* START Material *

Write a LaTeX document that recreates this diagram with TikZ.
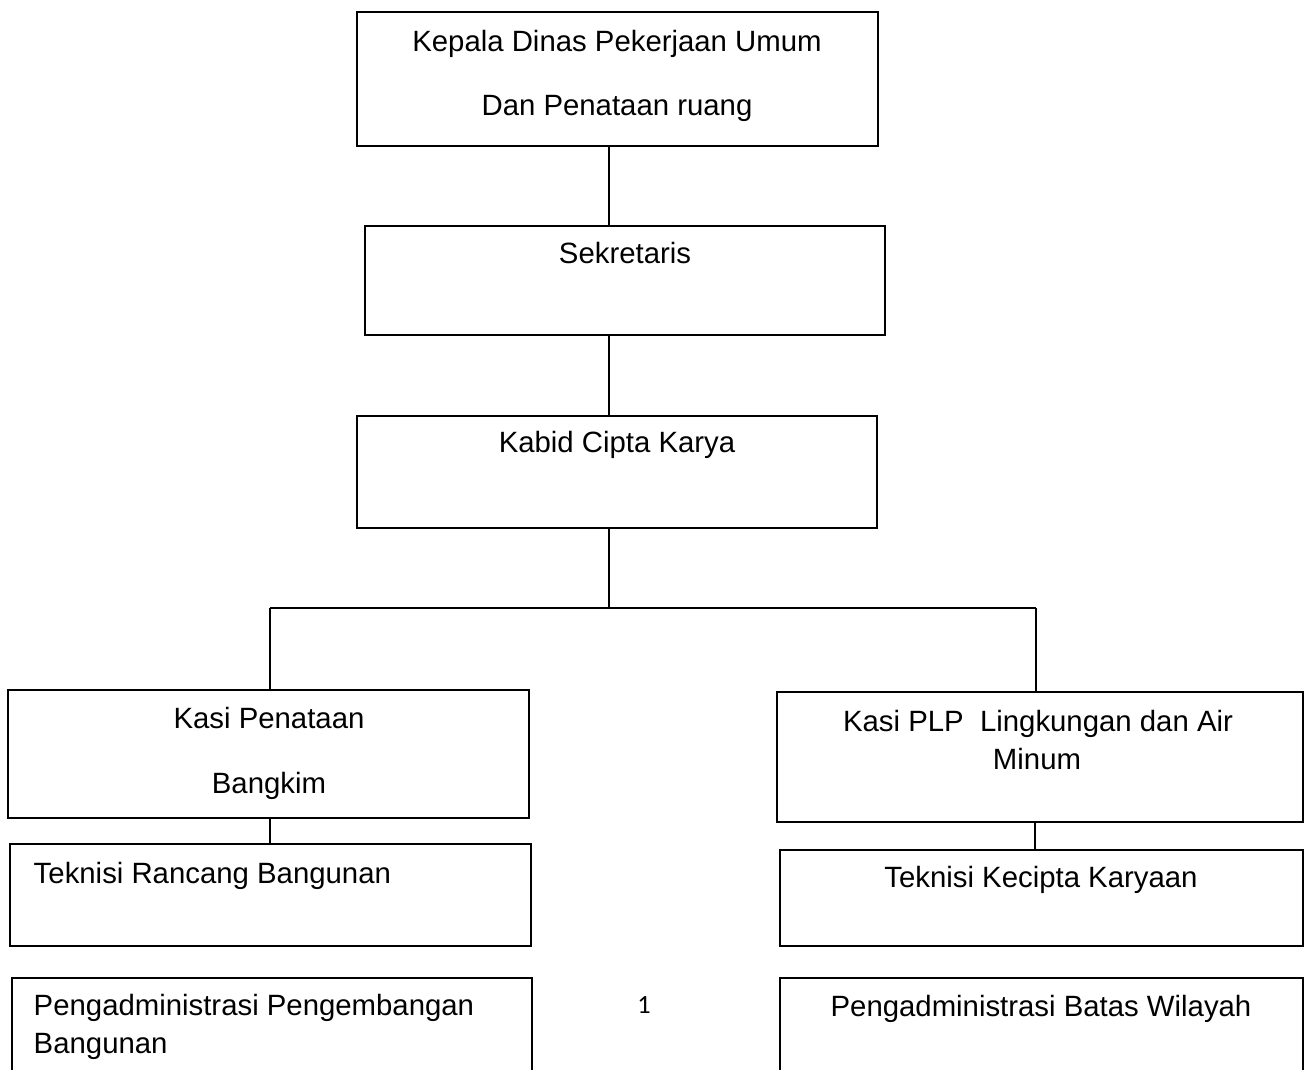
\documentclass[tikz,border=0pt]{standalone}
\usepackage{fontspec}
\setmainfont{Liberation Sans}
\newfontfamily\pagefont{Carlito}
\begin{document}
\begin{tikzpicture}[x=0.02cm, y=-0.02cm, line width=0.85pt,
    box/.style={draw, inner sep=0pt, outer sep=0pt},
    txt/.style={inner sep=0pt, anchor=base, font=\fontsize{16.7pt}{20pt}\selectfont},
    txtl/.style={txt, anchor=base west}]
    \useasboundingbox (0, 0) rectangle (1304, 1070);
    \clip (0, 0) rectangle (1304, 1070);

    \node[box, minimum width=10.42cm, minimum height=2.68cm] (kepala) at (617.5, 79) {};
    \node[box, minimum width=10.4cm, minimum height=2.18cm] (sekretaris) at (625, 280.5) {};
    \node[box, minimum width=10.4cm, minimum height=2.24cm] (kabid) at (617, 472) {};
    \node[box, minimum width=10.42cm, minimum height=2.56cm] (kasipen) at (268.5, 754) {};
    \node[box, minimum width=10.52cm, minimum height=2.6cm] (kasiplp) at (1040, 757) {};
    \node[box, minimum width=10.42cm, minimum height=2.04cm] (tekran) at (270.5, 895) {};
    \node[box, minimum width=10.46cm, minimum height=1.92cm] (tekkec) at (1041.5, 898) {};
    \node[box, minimum width=10.4cm, minimum height=2.64cm] (pengbang) at (272, 1044) {};
    \node[box, minimum width=10.46cm, minimum height=2.64cm] (pengbatas) at (1041.5, 1044) {};

    \node[txt] (kepalaA) at (617, 52) {Kepala Dinas Pekerjaan Umum};
    \node[txt] (kepalaB) at (617, 116) {Dan Penataan ruang};
    \node[txt] (sekretarisA) at (625, 264) {Sekretaris};
    \node[txt] (kabidA) at (617, 453) {Kabid Cipta Karya};
    \node[txt] (kasipenA) at (269, 728) {Kasi Penataan};
    \node[txt] (kasipenB) at (269, 793) {Bangkim};
    \node[txt] (kasiplpA) at (1038, 731) {Kasi PLP\ \ Lingkungan dan Air};
    \node[txt] (kasiplpB) at (1037, 769) {Minum};
    \node[txtl] (tekranA) at (33, 883) {Teknisi Rancang Bangunan};
    \node[txt] (tekkecA) at (1041, 887) {Teknisi Kecipta Karyaan};
    \node[txtl] (pengbangA) at (33, 1015) {Pengadministrasi Pengembangan};
    \node[txtl] (pengbangB) at (33, 1053) {Bangunan};
    \node[txt] (pengbatasA) at (1041, 1016) {Pengadministrasi Batas Wilayah};
    \node[inner sep=0pt, anchor=base, font=\pagefont\fontsize{15pt}{18pt}\selectfont] (halaman) at (644, 1013) {1};

    \coordinate (spine) at (609, 0);
    \coordinate (forkL) at (270, 608);
    \coordinate (forkR) at (1036, 608);

    \draw (kepala.south -| spine) -- (sekretaris.north -| spine);
    \draw (sekretaris.south -| spine) -- (kabid.north -| spine);
    \draw (kabid.south -| spine) -- (spine |- forkL);
    \draw (forkL) -- (forkR);
    \draw (forkL) -- (forkL |- kasipen.north);
    \draw (forkR) -- (forkR |- kasiplp.north);

    \draw (kasipen.south -| forkL) -- (tekran.north -| forkL);
    \draw ([xshift=-0.02cm]kasiplp.south -| forkR) -- ([xshift=-0.02cm]tekkec.north -| forkR);
\end{tikzpicture}
\end{document}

* END Material *

> **Work to be completed**
Repeat the material above word for word, please, apart from its images.

> **Task response**
Write a LaTeX document that recreates this diagram with TikZ.
\documentclass[tikz,border=0pt]{standalone}
\usepackage{fontspec}
\setmainfont{Liberation Sans}
\newfontfamily\pagefont{Carlito}
\begin{document}
\begin{tikzpicture}[x=0.02cm, y=-0.02cm, line width=0.85pt,
    box/.style={draw, inner sep=0pt, outer sep=0pt},
    txt/.style={inner sep=0pt, anchor=base, font=\fontsize{16.7pt}{20pt}\selectfont},
    txtl/.style={txt, anchor=base west}]
    \useasboundingbox (0, 0) rectangle (1304, 1070);
    \clip (0, 0) rectangle (1304, 1070);

    \node[box, minimum width=10.42cm, minimum height=2.68cm] (kepala) at (617.5, 79) {};
    \node[box, minimum width=10.4cm, minimum height=2.18cm] (sekretaris) at (625, 280.5) {};
    \node[box, minimum width=10.4cm, minimum height=2.24cm] (kabid) at (617, 472) {};
    \node[box, minimum width=10.42cm, minimum height=2.56cm] (kasipen) at (268.5, 754) {};
    \node[box, minimum width=10.52cm, minimum height=2.6cm] (kasiplp) at (1040, 757) {};
    \node[box, minimum width=10.42cm, minimum height=2.04cm] (tekran) at (270.5, 895) {};
    \node[box, minimum width=10.46cm, minimum height=1.92cm] (tekkec) at (1041.5, 898) {};
    \node[box, minimum width=10.4cm, minimum height=2.64cm] (pengbang) at (272, 1044) {};
    \node[box, minimum width=10.46cm, minimum height=2.64cm] (pengbatas) at (1041.5, 1044) {};

    \node[txt] (kepalaA) at (617, 52) {Kepala Dinas Pekerjaan Umum};
    \node[txt] (kepalaB) at (617, 116) {Dan Penataan ruang};
    \node[txt] (sekretarisA) at (625, 264) {Sekretaris};
    \node[txt] (kabidA) at (617, 453) {Kabid Cipta Karya};
    \node[txt] (kasipenA) at (269, 728) {Kasi Penataan};
    \node[txt] (kasipenB) at (269, 793) {Bangkim};
    \node[txt] (kasiplpA) at (1038, 731) {Kasi PLP\ \ Lingkungan dan Air};
    \node[txt] (kasiplpB) at (1037, 769) {Minum};
    \node[txtl] (tekranA) at (33, 883) {Teknisi Rancang Bangunan};
    \node[txt] (tekkecA) at (1041, 887) {Teknisi Kecipta Karyaan};
    \node[txtl] (pengbangA) at (33, 1015) {Pengadministrasi Pengembangan};
    \node[txtl] (pengbangB) at (33, 1053) {Bangunan};
    \node[txt] (pengbatasA) at (1041, 1016) {Pengadministrasi Batas Wilayah};
    \node[inner sep=0pt, anchor=base, font=\pagefont\fontsize{15pt}{18pt}\selectfont] (halaman) at (644, 1013) {1};

    \coordinate (spine) at (609, 0);
    \coordinate (forkL) at (270, 608);
    \coordinate (forkR) at (1036, 608);

    \draw (kepala.south -| spine) -- (sekretaris.north -| spine);
    \draw (sekretaris.south -| spine) -- (kabid.north -| spine);
    \draw (kabid.south -| spine) -- (spine |- forkL);
    \draw (forkL) -- (forkR);
    \draw (forkL) -- (forkL |- kasipen.north);
    \draw (forkR) -- (forkR |- kasiplp.north);

    \draw (kasipen.south -| forkL) -- (tekran.north -| forkL);
    \draw ([xshift=-0.02cm]kasiplp.south -| forkR) -- ([xshift=-0.02cm]tekkec.north -| forkR);
\end{tikzpicture}
\end{document}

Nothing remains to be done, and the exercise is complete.